Moreover, the recent fascination with the large endowments of a relatively few institutions deflects attention from a serious and insidious problem: the erosion of a decades-old social contract between colleges and both state and federal governments.

When the Morrill Act was passed in 1862, land-grant colleges struck a compact with state governments. In exchange for significant and sustained public investment in higher education, public colleges and universities would offer high-quality and low-cost education to citizens. Likewise, with the passage of the GI Bill after World War II and the first Higher Education Act in the 1960s, the federal government carved out a central role in democratizing access to college.

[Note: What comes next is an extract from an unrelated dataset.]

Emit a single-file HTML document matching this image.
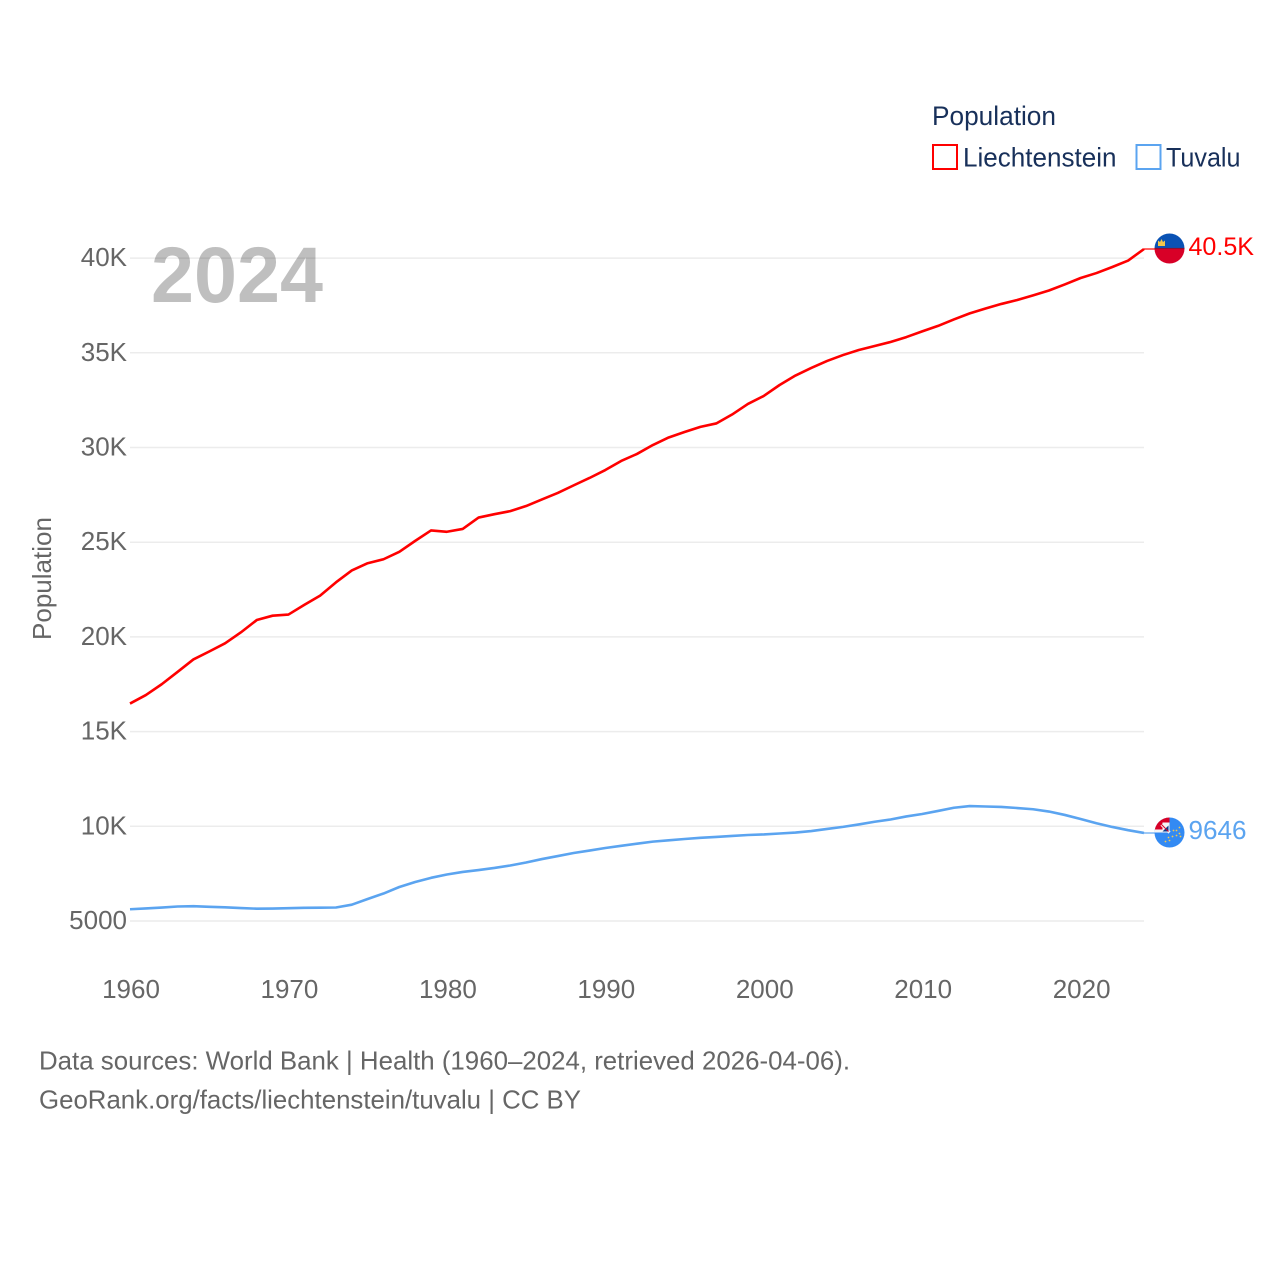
<!DOCTYPE html>
<html lang="en">
<head>
<meta charset="utf-8">
<title>Population: Liechtenstein and Tuvalu</title>
<style>
html,body{margin:0;padding:0;background:#fff;}
svg{display:block;font-family:"Liberation Sans",sans-serif;}
</style>
</head>
<body>
<svg id="chart" width="1280" height="1280" viewBox="0 0 1280 1280" xmlns="http://www.w3.org/2000/svg">
  <rect width="1280" height="1280" fill="#fff"/>
  <g id="grid"></g>
  <text x="151" y="302" font-size="79" font-weight="700" fill="#000" fill-opacity="0.25" textLength="172" lengthAdjust="spacingAndGlyphs">2024</text>
  <g id="yticks"></g>
  <g id="xticks"></g>
  <text transform="translate(51,640) rotate(-90)" font-size="26" fill="#666" textLength="123" lengthAdjust="spacingAndGlyphs">Population</text>
  <g id="series"></g>
  <g id="flags"></g>
  <g>
    <text x="932" y="125" font-size="27" fill="#18305a" textLength="124" lengthAdjust="spacingAndGlyphs">Population</text>
    <g>
      <rect x="933" y="145" width="24" height="24" fill="#fff" stroke="#ff0000" stroke-width="2"/>
      <text x="963" y="166.500" font-size="27" fill="#18305a" textLength="153.500" lengthAdjust="spacingAndGlyphs">Liechtenstein</text>
    </g>
    <g>
      <rect x="1136.500" y="145" width="24" height="24" fill="#fff" stroke="#5ba4f0" stroke-width="2"/>
      <text x="1166" y="166.500" font-size="27" fill="#18305a" textLength="74.500" lengthAdjust="spacingAndGlyphs">Tuvalu</text>
    </g>
  </g>
  <g>
    <text x="39" y="1069.500" font-size="26" fill="#666" textLength="811" lengthAdjust="spacingAndGlyphs">Data sources: World Bank | Health (1960–2024, retrieved 2026-04-06).</text>
    <text x="39" y="1108.500" font-size="26" fill="#666" textLength="542" lengthAdjust="spacingAndGlyphs">GeoRank.org/facts/liechtenstein/tuvalu | CC BY</text>
  </g>
</svg>
<script>
const startYear = 1960;
const endYear = 2024;
const yTickValues = [5000, 10000, 15000, 20000, 25000, 30000, 35000, 40000];
const yTickLabels = ["5000", "10K", "15K", "20K", "25K", "30K", "35K", "40K"];
const xTickYears = [1960, 1970, 1980, 1990, 2000, 2010, 2020];
const liechtensteinValues = [
  16480, 16930, 17500, 18150, 18810, 19230, 19660, 20240, 20890, 21120,
  21180, 21690, 22180, 22880, 23510, 23890, 24100, 24490, 25070, 25620,
  25550, 25700, 26300, 26480, 26640, 26910, 27260, 27600, 28000, 28390,
  28810, 29290, 29660, 30130, 30530, 30820, 31090, 31270, 31740, 32300,
  32720, 33300, 33800, 34200, 34570, 34880, 35150, 35360, 35570, 35830,
  36130, 36420, 36760, 37080, 37340, 37580, 37790, 38030, 38290, 38610,
  38950, 39210, 39530, 39870, 40480
];
const tuvaluValues = [
  5620, 5665, 5710, 5765, 5780, 5750, 5720, 5685, 5650, 5655,
  5675, 5695, 5705, 5713, 5860, 6160, 6450, 6795, 7060, 7280,
  7455, 7590, 7690, 7800, 7930, 8090, 8270, 8430, 8590, 8720,
  8855, 8970, 9080, 9190, 9260, 9330, 9390, 9440, 9490, 9540,
  9570, 9620, 9670, 9750, 9860, 9970, 10100, 10240, 10360, 10520,
  10650, 10810, 10980, 11070, 11045, 11020, 10965, 10900, 10780, 10600,
  10385, 10160, 9965, 9795, 9646
];
const liechtensteinEndLabel = "40.5K";
const tuvaluEndLabel = "9646";

const NS = "http://www.w3.org/2000/svg";
const plotLeft = 130, plotRight = 1144;
function xScale(year) {
  return plotLeft + (year - startYear) * (plotRight - plotLeft) / (endYear - startYear);
}
function yScale(value) {
  return 921 - (value - 5000) * 0.01894;
}
function make(parent, tag, attrs, text) {
  const el = document.createElementNS(NS, tag);
  for (const k in attrs) el.setAttribute(k, attrs[k]);
  if (text !== undefined) el.textContent = text;
  parent.appendChild(el);
  return el;
}
const grid = document.getElementById("grid");
const yticks = document.getElementById("yticks");
const xticks = document.getElementById("xticks");
const series = document.getElementById("series");
const flags = document.getElementById("flags");

yTickValues.forEach(function (v, i) {
  const line = make(grid, "line", {x1: plotLeft, x2: plotRight, y1: yScale(v), y2: yScale(v), stroke: "#ececec", "stroke-width": 1.5});
  
  
  const label = make(yticks, "text", {x: 127, y: yScale(v) + 8, "text-anchor": "end", "font-size": 26, fill: "#666"}, yTickLabels[i]);
  
  
});
xTickYears.forEach(function (yr) {
  const label = make(xticks, "text", {x: xScale(yr) + 1, y: 998, "text-anchor": "middle", "font-size": 26, fill: "#666"}, String(yr));
  
  
});
function linePoints(values) {
  return values.map(function (v, i) {
    return xScale(startYear + i).toFixed(2) + "," + yScale(v).toFixed(2);
  }).join(" ");
}
const redLine = make(series, "polyline", {points: linePoints(liechtensteinValues), fill: "none", stroke: "#ff0000", "stroke-width": 2.6, "stroke-linejoin": "round"});


const blueLine = make(series, "polyline", {points: linePoints(tuvaluValues), fill: "none", stroke: "#5ba4f0", "stroke-width": 2.6, "stroke-linejoin": "round"});



const redEndY = yScale(liechtensteinValues[liechtensteinValues.length - 1]);
const blueEndY = yScale(tuvaluValues[tuvaluValues.length - 1]);
const redConnector = make(series, "line", {x1: plotRight, x2: 1156, y1: redEndY, y2: redEndY, stroke: "#ff0000", "stroke-width": 1.2});


const blueConnector = make(series, "line", {x1: plotRight, x2: 1156, y1: blueEndY, y2: blueEndY, stroke: "#5ba4f0", "stroke-width": 1.2});



const defs = make(flags, "defs", {});
const clip = make(defs, "clipPath", {id: "flag-clip"});
make(clip, "circle", {cx: 0, cy: 0, r: 15});

// Liechtenstein flag
const fl = make(flags, "g", {transform: "translate(1169.5," + (redEndY - 0.5) + ")", "clip-path": "url(#flag-clip)"});


make(fl, "rect", {x: -15, y: -15, width: 30, height: 15, fill: "#0a52b4"});
make(fl, "rect", {x: -15, y: 0, width: 30, height: 15, fill: "#d80027"});
make(fl, "rect", {x: -15, y: -0.6, width: 30, height: 1.2, fill: "#8c1030"});
make(fl, "path", {d: "M-11.500-2.500V-8l2 1.500 1.500-3 1.500 3 2-1.500v5.500z", fill: "#f2c64a"});

// Tuvalu flag
const ft = make(flags, "g", {transform: "translate(1169.5," + (blueEndY - 0.5) + ")", "clip-path": "url(#flag-clip)"});


make(ft, "rect", {x: -15, y: -15, width: 30, height: 30, fill: "#338af3"});
make(ft, "rect", {x: -15, y: -15, width: 15, height: 15, fill: "#f4f4f4"});
make(ft, "path", {d: "M-15-15H0V-10H-7V-3H-15z", fill: "#d80027"});
make(ft, "path", {d: "M-8-8L0 0", stroke: "#f4f4f4", "stroke-width": 3, fill: "none"});
make(ft, "path", {d: "M-7-1H-1L-1-7z", fill: "#0a3a8c"});
make(ft, "path", {d: "M-8-8L-1-1", stroke: "#d80027", "stroke-width": 1, fill: "none"});
[[10, -5], [7, -2], [4, -2], [10, 1], [7, 3], [3, 4], [0, 8], [-4, 9], [-1, 5], [11, 4]].forEach(function (s) {
  make(ft, "circle", {cx: s[0], cy: s[1], r: 0.9, fill: "#f5c84f"});
});

const redLabel = make(flags, "text", {x: 1188.5, y: redEndY + 6, "font-size": 25, fill: "#ff0000", textLength: 65.5, lengthAdjust: "spacingAndGlyphs"}, liechtensteinEndLabel);


const blueLabel = make(flags, "text", {x: 1188.5, y: blueEndY + 6, "font-size": 26, fill: "#5ba4f0", textLength: 58, lengthAdjust: "spacingAndGlyphs"}, tuvaluEndLabel);


</script>
</body>
</html>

Imagine the 21st-century equivalent of the GI Bill. Working together and looking far past the next election, legislators and higher-education leaders would craft a bold federal program that would make college affordable to every high-school graduate. A new national-service bill would invite high-school graduates to enroll for two years in one of a range of valuable public-service opportunities — including the Peace Corps, any branch of military service, plus a new Civilian Conservation Corps, dedicated to vital national endeavors like making our country more environmentally sustainable. That program would provide up to four years of tuition at the level of a flagship state university to every student who served for two years and whose family could not otherwise afford it.

If that seems too bold a move for many to consider today, let us at least recognize where preserving the status quo will lead the country. Declining government support has contributed significantly to the decreasing affordability of public higher education for less-affluent students, along with the growing disparity in affordability between the most selective private and public universities. Many well-qualified students from middle- and low-income families who are not admitted to places like Penn are being inordinately squeezed, graduating with great debt and limited career choices. Worse, many others find themselves priced out of college altogether.

Never before has higher education been more important, both for individuals and for society in general, and never before in the modern era has public support for higher education been more tenuous. And never has so much of the criticism leveled at well-endowed institutions been more misguided. We would all do well to shift our attention toward repairing and strengthening the ties that have tightly — and rightly — bound our government to our institutions of higher learning.

If the federal and state governments truly want to make college more affordable, they should reinvest generously in need-based student-aid programs. That would once again enable millions of Americans to secure their futures through an excellent college education, while ensuring that our colleges and universities remain the envy of the world.

Amy Gutmann is president of the University of Pennsylvania.